Any other tricks up its sleeve?
Many. One of four drive-mode dials on the wheel controls ‘intelligent pilot’, a new way of thinking about traction, ESC and slip angle control. It’s not just about limiting or allowing a certain amount of slip, you can dictate exactly how much you want your wheel to over rotate, making drift kings out of even the least talented drivers. Then there’s the paddles behind the wheel, which can be set up to control torque vectoring on the fly. Enter a corner with too much understeer, and with a couple of clicks you can flip that to neutral or oversteer in real time. Long story short, it should grip, shift and handle better than its inevitably-hefty kerbweight has any right to.
Any active aero?
Yup, smuggled away under the surface at both ends, boosting downforce in quick corners and bleeding it off for minimum resistance and more range at high speeds. A moveable front splitter, extendable rear diffuser, fins that emerge from the side of the rear screen and a bridge spoiler that can let air under it for greater efficiency, or block that path for more downforce when required, smacks of show-car razzle-dazzle. But it’s all bound for production sooner or later, we’re promised.
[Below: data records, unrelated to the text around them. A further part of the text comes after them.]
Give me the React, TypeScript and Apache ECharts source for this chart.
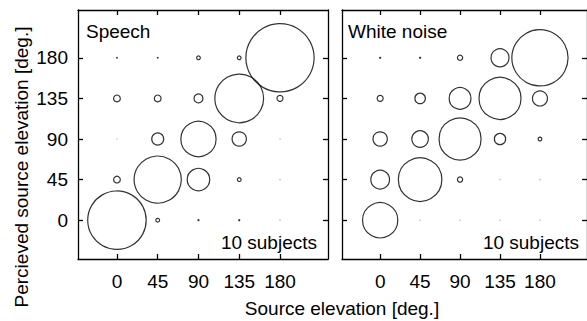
import React, { useEffect, useRef } from "react";
import * as echarts from "echarts";

const sourceElevations = [0, 45, 90, 135, 180];
const perceivedElevations = [0, 45, 90, 135, 180];
const tickValues = [0, 45, 90, 135, 180];
const panelTitles = ["Speech", "White noise"];
const subjectsNote = "10 subjects";
const xAxisTitle = "Source elevation [deg.]";
const yAxisTitle = "Percieved source elevation [deg.]";

// Response percentages; each row is one perceived elevation (0 .. 180),
// each entry a source elevation (0 .. 180).
const speechPerceived0 = [78, 5, 3, 3, 0];
const speechPerceived45 = [9, 63, 30, 5, 0];
const speechPerceived90 = [0, 16, 47, 19, 0];
const speechPerceived135 = [9, 9, 12, 65, 8];
const speechPerceived180 = [2, 2, 5, 5, 91];

const noisePerceived0 = [47, 0, 0, 0, 0];
const noisePerceived45 = [25, 58, 7, 0, 0];
const noisePerceived90 = [19, 22, 56, 15, 5];
const noisePerceived135 = [8, 14, 29, 56, 20];
const noisePerceived180 = [3, 3, 7, 24, 75];

const speechRows = [speechPerceived0, speechPerceived45, speechPerceived90, speechPerceived135, speechPerceived180];
const noiseRows = [noisePerceived0, noisePerceived45, noisePerceived90, noisePerceived135, noisePerceived180];

const FONT = "'Liberation Sans', Arial, Helvetica, sans-serif";
const FS = 19;
const AX_MIN = -43;
const AX_MAX = 233;
const PX_PER_PCT = 0.75;

function buildData(rows: number[][]) {
  const out: any[] = [];
  rows.forEach((row, ri) => {
    row.forEach((v, ci) => {
      const zero = v === 0;
      out.push({
        value: [sourceElevations[ci], perceivedElevations[ri], v],
        symbolSize: zero ? 1.4 : Math.max(v * PX_PER_PCT, 1.8),
        itemStyle: zero
          ? { color: "#999", borderWidth: 0 }
          : v * PX_PER_PCT < 2.6
          ? { color: "#000", borderWidth: 0 }
          : { color: "rgba(0,0,0,0)", borderColor: "#000", borderWidth: 1.2 },
      });
    });
  });
  return out;
}

export default function App() {
  const ref = useRef<HTMLDivElement>(null);
  useEffect(() => {
    if (!ref.current) return;
    const chart = echarts.init(ref.current, undefined, { renderer: "svg" });
    const grids = [
      { left: 78, top: 10, width: 250, height: 249 },
      { left: 342, top: 10, width: 250, height: 249 },
    ];
    const lineStyle = { color: "#000", width: 1.3 };
    const xAxes: any[] = [];
    const yAxes: any[] = [];
    grids.forEach((_, gi) => {
      ["bottom", "top"].forEach((pos) => {
        xAxes.push({
          type: "value",
          gridIndex: gi,
          position: pos,
          min: AX_MIN,
          max: AX_MAX,
          axisLine: { show: true, onZero: false, lineStyle },
          axisTick: { show: true, inside: true, length: 5, customValues: tickValues, lineStyle },
          axisLabel: {
            show: pos === "bottom",
            customValues: tickValues,
            color: "#000",
            fontSize: FS,
            fontFamily: FONT,
            margin: 13,
          },
          splitLine: { show: false },
        });
      });
      ["left", "right"].forEach((pos) => {
        yAxes.push({
          type: "value",
          gridIndex: gi,
          position: pos,
          min: AX_MIN,
          max: AX_MAX,
          axisLine: { show: true, onZero: false, lineStyle },
          axisTick: { show: true, inside: true, length: 5, customValues: tickValues, lineStyle },
          axisLabel: {
            show: pos === "left" && gi === 0,
            customValues: tickValues,
            color: "#000",
            fontSize: FS,
            fontFamily: FONT,
            margin: 10,
          },
          splitLine: { show: false },
        });
      });
    });
    const textStyle = (extra: any) => ({
      fill: "#000",
      font: `${FS}px ${FONT}`,
      ...extra,
    });
    chart.setOption({
      animation: false,
      backgroundColor: "#fff",
      grid: grids,
      xAxis: xAxes,
      yAxis: yAxes,
      series: [
        {
          type: "scatter",
          xAxisIndex: 0,
          yAxisIndex: 0,
          symbol: "circle",
          data: buildData(speechRows),
          silent: true,
        },
        {
          type: "scatter",
          xAxisIndex: 2,
          yAxisIndex: 2,
          symbol: "circle",
          data: buildData(noiseRows),
          silent: true,
        },
      ],
      graphic: [
        { type: "text", x: 86, y: 31.5, style: textStyle({ text: panelTitles[0], verticalAlign: "middle" }) },
        { type: "text", x: 348, y: 31, style: textStyle({ text: panelTitles[1], verticalAlign: "middle" }) },
        { type: "text", x: 317, y: 242, style: textStyle({ text: subjectsNote, align: "right", verticalAlign: "middle" }) },
        { type: "text", x: 579, y: 242, style: textStyle({ text: subjectsNote, align: "right", verticalAlign: "middle" }) },
        { type: "text", x: 342, y: 308, style: textStyle({ text: xAxisTitle, align: "center", verticalAlign: "middle" }) },
        {
          type: "text",
          x: 21,
          y: 167,
          rotation: Math.PI / 2,
          style: textStyle({ text: yAxisTitle, align: "center", verticalAlign: "middle" }),
        },
      ],
    });
    return () => chart.dispose();
  }, []);
  return (
    <div
      ref={ref}
      style={{ position: "absolute", left: 0, top: 0, width: 587, height: 321, background: "#fff" }}
    />
  );
}
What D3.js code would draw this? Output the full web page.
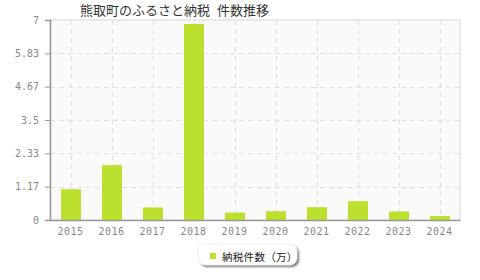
<!DOCTYPE html>
<html><head><meta charset="utf-8">
<script src="https://cdn.jsdelivr.net/npm/d3@7"></script>
<style>body{margin:0;background:#fff}svg{display:block}</style>
</head><body>
<script>
const title = "熊取町のふるさと納税 件数推移";
const seriesName = "納税件数（万）";
const years = ["2015","2016","2017","2018","2019","2020","2021","2022","2023","2024"];
const counts = [1.08, 1.92, 0.44, 6.86, 0.26, 0.31, 0.45, 0.66, 0.30, 0.14];
const yTicks = [0, 1.17, 2.33, 3.5, 4.67, 5.83, 7];
const yTickLabels = ["0","1.17","2.33","3.5","4.67","5.83","7"];

const W = 480, H = 280;
const m = {left: 50, right: 20, top: 20, bottom: 60};
const svg = d3.select("body").append("svg").attr("width", W).attr("height", H);
const x = d3.scaleBand().domain(years).range([m.left, W - m.right]).paddingInner(0).paddingOuter(0);
const y = d3.scaleLinear().domain([0, 7]).range([H - m.bottom, m.top]);

const defs = svg.append("defs");
const f = defs.append("filter").attr("id", "sh").attr("x", "-20%").attr("y", "-30%").attr("width", "140%").attr("height", "170%");
f.append("feGaussianBlur").attr("stdDeviation", 0.8);

// plot background
svg.append("rect").attr("x", m.left).attr("y", m.top)
  .attr("width", W - m.left - m.right).attr("height", H - m.top - m.bottom)
  .attr("fill", "#fafafa").attr("stroke", "#e4e4e4").attr("stroke-width", 1.5);

// grid
const g = svg.append("g");
g.selectAll(".hg").data(yTicks.slice(1, -1)).join("line")
  .attr("x1", m.left).attr("x2", W - m.right)
  .attr("y1", d => Math.round(y(d)) + 0.5).attr("y2", d => Math.round(y(d)) + 0.5)
  .attr("stroke", "#e2e2e2").attr("stroke-dasharray", "5,4").attr("stroke-width", 1.2);
g.selectAll(".vg").data(years).join("line")
  .attr("x1", d => Math.round(x(d) + x.bandwidth() / 2) + 0.5)
  .attr("x2", d => Math.round(x(d) + x.bandwidth() / 2) + 0.5)
  .attr("y1", m.top).attr("y2", H - m.bottom)
  .attr("stroke", "#e2e2e2").attr("stroke-dasharray", "5,4").attr("stroke-width", 1.2);

// bars
const bw = 20;
svg.selectAll(".bar").data(counts).join("rect")
  .attr("x", (d, i) => Math.round(x(years[i]) + x.bandwidth() / 2 - bw / 2))
  .attr("y", d => y(d)).attr("width", bw).attr("height", d => y(0) - y(d))
  .attr("fill", "#bce02e");

// axes
const yAxis = svg.append("g").attr("transform", `translate(${m.left},0)`)
  .call(d3.axisLeft(y).tickValues(yTicks).tickFormat((d, i) => yTickLabels[i]).tickSize(5).tickPadding(6));
const xAxis = svg.append("g").attr("transform", `translate(0,${H - m.bottom})`)
  .call(d3.axisBottom(x).tickSize(0).tickPadding(8));
[yAxis, xAxis].forEach(a => {
  a.select(".domain").attr("stroke", "#999").attr("stroke-width", 1.5);
  a.selectAll(".tick line").attr("stroke", "#999");
  a.selectAll("text").attr("fill", "#888").attr("font-family", "DejaVu Sans Mono, monospace").attr("font-size", 10);
});
xAxis.selectAll("text").attr("letter-spacing", 0.5);

// title
svg.append("text").attr("x", 80).attr("y", 15).text(title)
  .attr("font-family", "Noto Sans CJK JP, sans-serif").attr("font-size", 13).attr("fill", "#333")
  .attr("word-spacing", 4).style("white-space", "pre");

// legend
const lg = svg.append("g");
lg.append("rect").attr("x", 200).attr("y", 246).attr("width", 99).attr("height", 21).attr("rx", 7)
  .attr("fill", "#777").attr("filter", "url(#sh)");
lg.append("rect").attr("x", 198).attr("y", 244).attr("width", 99).attr("height", 21).attr("rx", 7)
  .attr("fill", "#fff").attr("stroke", "#eee");
lg.append("rect").attr("x", 210).attr("y", 253).attr("width", 6).attr("height", 6).attr("fill", "#bce02e");
lg.append("text").attr("x", 222).attr("y", 261).text(seriesName)
  .attr("font-family", "Noto Sans CJK JP, sans-serif").attr("font-size", 10.5).attr("fill", "#222")
  .attr("letter-spacing", 0.3);
</script>
</body></html>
What about the elephant in the room: noise, or lack of it?
Honestly, that’s the stuff Lambo’s giving itself five years to figure out – the Lanzador will make noise, but what type of noise, and from where? Whatever happens, it won’t be obvious: “Some brands try to imitate combustion with an electric car, but we have to go in another direction, to find other steps, to convince people with different attributes,” Mohr explains.